Importante ressaltar que a presença de sobras não resulta automaticamente na redução do valor da pensão. A revisão do valor apenas ocorre mediante evidências de acúmulo injustificado ou de discrepâncias entre o montante pago e as necessidades reais da criança.
O que Diz a Lei sobre Devolução de Valores em Excesso
A devolução de valores da pensão — ou ressarcimento de quantias pagas a mais — é um processo relativamente raro e restrito. Segundo Dinamarco, a regra geral é que os alimentos são considerados “irrestituíveis”.
“Mesmo quando se verifica o pagamento acima do que é considerado necessário, presume-se que essa quantia foi utilizada para o benefício do alimentado”, esclarece. A restituição é admissível apenas em circunstâncias excepcionais, como em situações de fraude, erro judicial ou recebimento indevido após a cessação da necessidade do dependente. Fora dessas situações, não há direito ao reembolso.
Ação de Prestação de Contas
Quando existem indícios de desvio ou acúmulo indevido de valores da pensão, o responsável pelo pagamento pode buscar uma ação de prestação de contas. Marina Dinamarco explica que essa ação não gera créditos ou débitos, mas pode servir como base para um pedido de revisão do montante.

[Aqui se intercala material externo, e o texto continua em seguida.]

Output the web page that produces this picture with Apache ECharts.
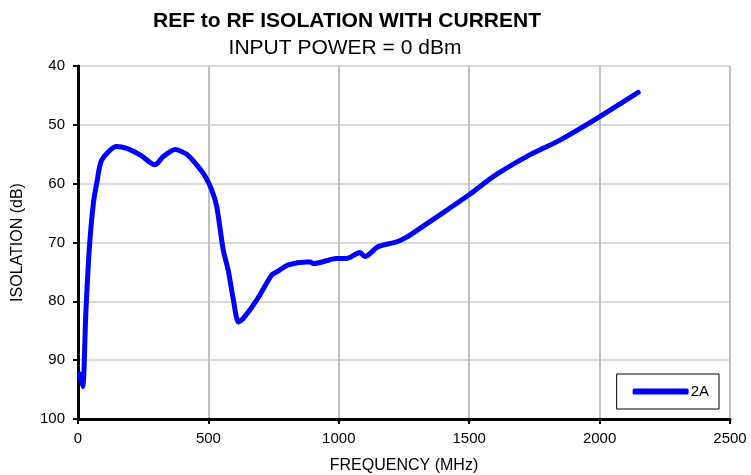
<!DOCTYPE html>
<html>
<head>
<meta charset="utf-8">
<script src="https://cdn.jsdelivr.net/npm/echarts@6/dist/echarts.min.js"></script>
<style>
html, body { margin: 0; padding: 0; background: #fff; }
#chart { width: 751px; height: 475px; }
</style>
</head>
<body>
<div id="chart"></div>
<script>
// frequency (MHz) and isolation (dB)
var freq = [5, 18, 30, 43, 59, 72, 91, 148, 187, 238, 295, 327, 372, 417, 455, 487, 513, 532, 557, 576, 596, 615, 634, 685, 743, 762, 806, 877, 890, 902, 928, 991, 1030, 1081, 1100, 1151, 1222, 1260, 1311, 1388, 1467, 1500, 1592, 1720, 1848, 2001, 2148];
var isolation = [92.3, 94.5, 82.0, 71.3, 63.3, 59.9, 56.0, 53.7, 54.0, 55.1, 56.8, 55.4, 54.2, 55.0, 56.8, 58.7, 61.1, 63.9, 71.3, 74.7, 79.8, 83.5, 82.9, 79.8, 75.5, 75.0, 73.8, 73.3, 73.3, 73.6, 73.4, 72.7, 72.7, 71.7, 72.4, 70.7, 69.9, 69.1, 67.6, 65.3, 62.9, 61.9, 58.8, 55.4, 52.6, 48.6, 44.5];
var xTicks = [0, 500, 1000, 1500, 2000, 2500];
var yTicks = [40, 50, 60, 70, 80, 90, 100];

var points = [];
for (var i = 0; i < freq.length; i++) {
    points.push([freq[i], isolation[i]]);
}

var chart = echarts.init(document.getElementById('chart'));
chart.setOption({
    animation: false,
    textStyle: { fontFamily: 'Liberation Sans, Arial, sans-serif' },
    title: [{
        text: 'REF to RF ISOLATION WITH CURRENT',
        left: 342, top: 6, textAlign: 'center',
        textStyle: { fontSize: 21, fontWeight: 'bold', color: '#000' }
    }, {
        text: 'INPUT POWER = 0 dBm',
        left: 340, top: 33, textAlign: 'center',
        textStyle: { fontSize: 21, fontWeight: 'normal', color: '#000' }
    }],
    grid: {
        left: 78, right: 21, top: 66, bottom: 56,
        outerBoundsMode: 'none', containLabel: false,
        show: true, borderColor: '#000', borderWidth: 1
    },
    xAxis: {
        type: 'value', min: xTicks[0], max: xTicks[xTicks.length - 1], interval: 500,
        name: 'FREQUENCY (MHz)', nameLocation: 'middle', nameGap: 39,
        nameTextStyle: { fontSize: 16, color: '#000' },
        axisLine: { show: true, onZero: false, lineStyle: { color: '#000', width: 3 } },
        axisTick: { show: true, length: 5, lineStyle: { color: '#000', width: 2 } },
        axisLabel: { fontSize: 15, color: '#000', margin: 12, formatter: function (v) { return String(v); } },
        splitLine: { show: true, lineStyle: { color: '#c0c0c0', width: 2 } }
    },
    yAxis: {
        type: 'value', inverse: true, min: yTicks[0], max: yTicks[yTicks.length - 1], interval: 10,
        name: 'ISOLATION (dB)', nameLocation: 'middle', nameGap: 52,
        nameTextStyle: { fontSize: 16, color: '#000' },
        axisLine: { show: true, onZero: false, lineStyle: { color: '#000', width: 3 } },
        axisTick: { show: true, length: 5, lineStyle: { color: '#000', width: 2 } },
        axisLabel: { fontSize: 15, color: '#000', margin: 13 },
        splitLine: { show: true, lineStyle: { color: '#d9d9d9', width: 2 } }
    },
    legend: {
        data: ['2A'],
        right: 32, bottom: 66,
        orient: 'vertical',
        backgroundColor: '#fff',
        borderColor: '#000', borderWidth: 1, borderRadius: 0,
        padding: [10, 10, 10, 16],
        itemWidth: 56, itemHeight: 6,
        icon: 'roundRect',
        textStyle: { fontSize: 15, color: '#000', padding: [0, 0, 0, -3] }
    },
    series: [{
        name: '2A',
        type: 'line',
        data: points,
        smooth: 0.25,
        showSymbol: false,
        symbol: 'none',
        lineStyle: { color: '#0000ff', width: 5, cap: 'round', join: 'round' },
        itemStyle: { color: '#0000ff' }
    }]
});
</script>
</body>
</html>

“Se houver uma discrepância entre os gastos efetivos e o valor pago, o alimentante pode solicitar uma revisão judicial. É uma ferramenta de transparência e não tem caráter punitivo”, diz a advogada.
Sobre o Mito dos 30%
Outro ponto abordado por Dinamarco é a ideia disseminada de que a pensão deve corresponder a 30% da renda do responsável financeiro pelas crianças. “Esses 30% não são uma regra, mas apenas uma média com base em jurisprudências”, afirma. “Muitas vezes, o pai paga 30%, enquanto a mãe acaba comprometendo 100% de sua própria renda no sustento dos filhos, o que é um desequilíbrio claro”, observa a especialista.
Ela conclui que cada caso deve ser avaliado de forma individual, levando em consideração a situação financeira das partes e as necessidades concretas dos dependentes.
Planejamento ou Abuso?
O caso julgado em Limeira traz à tona a discussão sobre a gestão adequada da pensão alimentícia. Quando os valores são utilizados como investimento pessoal, a linha entre um planejamento legítimo e um abuso pode se tornar nebulosa. “A pensão deve ser vista como um direito dos filhos, não como um bônus para o responsável financeiro. O dinheiro deve ter um fluxo a favor do dependente, não ser acumulado em benefício próprio”, resume Júlia Moreira.